The hand-addressed upgrade
A hand-addressed outer envelope is the single biggest upgrade you can make to any graduation party invitation. Guests notice — and keep the envelope. If handwriting isn't your strength, invest in a calligrapher for the envelopes only (interiors can be printed); it usually runs $1.50–$4 per envelope and is consistently one of the most-complimented details of a graduation party.
Common Graduation Invitation Mistakes to Avoid
Even families who have planned a thousand other events get tripped up on these. Don't:
- Leave off the graduate's school — the school, college, or institution belongs on the card. It's the single most-remembered detail.
- Skip the end time on an open-house card — without an explicit "come and go between 2 and 7," guests will either all arrive at once or wander in an hour before the host has set up.
- Print the cash-fund link on the face of the card — it belongs on a small insert or on the website, not on the main invitation.
- Use a nickname on the invitation — "Charlie" is what everyone calls him, but the invitation should say "Charles." Nicknames date badly; formal names hold up.
- Invite anyone you aren't truly planning to host — the graduation announcement is for the wider list.

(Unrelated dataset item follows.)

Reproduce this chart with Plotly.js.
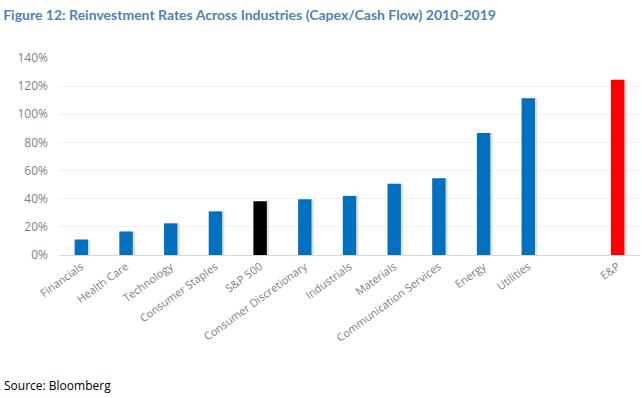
<!DOCTYPE html>
<html>
<head>
<meta charset="utf-8">
<script src="https://cdn.plot.ly/plotly-3.0.1.min.js"></script>
<style>
html,body{margin:0;padding:0;background:#fff;}
#chart{width:642px;height:398px;}
</style>
</head>
<body>
<div id="chart"></div>
<script>
const categories = ["Financials","Health Care","Technology","Consumer Staples","S&P 500","Consumer Discretionary","Industrials","Materials","Communication Services","Energy","Utilities"," ","E&P"];
const values = [0.11, 0.167, 0.225, 0.31, 0.382, 0.396, 0.42, 0.506, 0.545, 0.867, 1.114, null, 1.246];
const barColors = ["#0070C0","#0070C0","#0070C0","#0070C0","#000000","#0070C0","#0070C0","#0070C0","#0070C0","#0070C0","#0070C0","#0070C0","#FF0000"];
const yTicks = [0,0.2,0.4,0.6,0.8,1.0,1.2,1.4];
const yTickLabels = ["0%","20%","40%","60%","80%","100%","120%","140%"];

const barWidth = 0.3;

const shadow = {
  type: 'bar',
  x: categories,
  y: values,
  width: barWidth,
  offset: -barWidth/2 + 0.05,
  marker: {color: 'rgba(70,90,130,0.18)'},
  hoverinfo: 'skip'
};

const trace = {
  type: 'bar',
  x: categories,
  y: values,
  width: barWidth,
  offset: -barWidth/2,
  marker: {color: barColors},
  hoverinfo: 'x+y'
};

const layout = {
  width: 642, height: 398,
  margin: {l: 59, r: 2, t: 58, b: 143},
  paper_bgcolor: '#ffffff', plot_bgcolor: '#ffffff',
  barmode: 'overlay',
  showlegend: false,
  font: {family: 'Open Sans, sans-serif', color: '#7f7f7f'},
  title: {
    text: '<b>Figure 12: Reinvestment Rates Across Industries (Capex/Cash Flow) 2010-2019</b>',
    font: {family: 'Lato, sans-serif', size: 14, color: '#4F81BD'},
    x: 0.005, xanchor: 'left', xref: 'container',
    y: 1 - 15/398, yanchor: 'middle', yref: 'container'
  },
  xaxis: {
    type: 'category',
    tickangle: -36,
    tickfont: {size: 11, color: '#7f7f7f'},
    showline: true, linecolor: '#d9d9d9', linewidth: 1,
    showgrid: false, ticks: '', zeroline: false
  },
  yaxis: {
    range: [0, 1.4],
    tickvals: yTicks, ticktext: yTickLabels,
    tickfont: {size: 12, color: '#7f7f7f'},
    showgrid: true, gridcolor: '#f2f2f2', gridwidth: 1,
    zeroline: false, showline: false, ticks: '', ticklabelstandoff: 10
  },
  annotations: [{
    text: 'Source: Bloomberg',
    xref: 'paper', yref: 'paper',
    x: (2 - 59) / (642 - 59 - 2),
    y: -(385 - 255) / (255 - 58),
    xanchor: 'left', yanchor: 'middle',
    showarrow: false,
    font: {family: 'Open Sans, sans-serif', size: 12, color: '#000000'}
  }]
};

Plotly.newPlot('chart', [shadow, trace], layout, {displayModeBar: false, staticPlot: true});
</script>
</body>
</html>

The party invitation is for the room you can actually seat.
- Send without proofreading twice — a typo on the graduation invitation shakes guests' confidence in everything that follows. The hosts plus one additional reader, always.
- Forget to include a parking or drop-off note — if the venue has tricky parking, say so on the invitation or the insert. It will save your first twenty guests a lap around the block.
The Takeaway
A graduation party invitation is doing more work than it looks like it's doing. It sets the aesthetic of the whole party. It communicates the etiquette of the event (formal or casual, gift-giving or no, open house or seated dinner). It prompts the family that's been planning this day since kindergarten to pause, breathe, and enjoy an afternoon of people saying nice things about their graduate. And in the best cases, it becomes a small keepsake guests tuck into a memory box next to the announcement and the program from the ceremony.
Start with the five essentials (graduate's name and school, date and time, venue, host, RSVP). Pick an aesthetic that matches the graduate — whether that's Heritage Garden, Coastal Preppy, Gradchella, Coquette Bow, Modern Minimalist, or a classic multigenerational luncheon. Borrow one of the twenty wording examples above and adapt it. Send the invitations four to six weeks before the party. Hand-address the envelopes if you can. And print on paper worth keeping on the fridge — because this one is worth holding onto.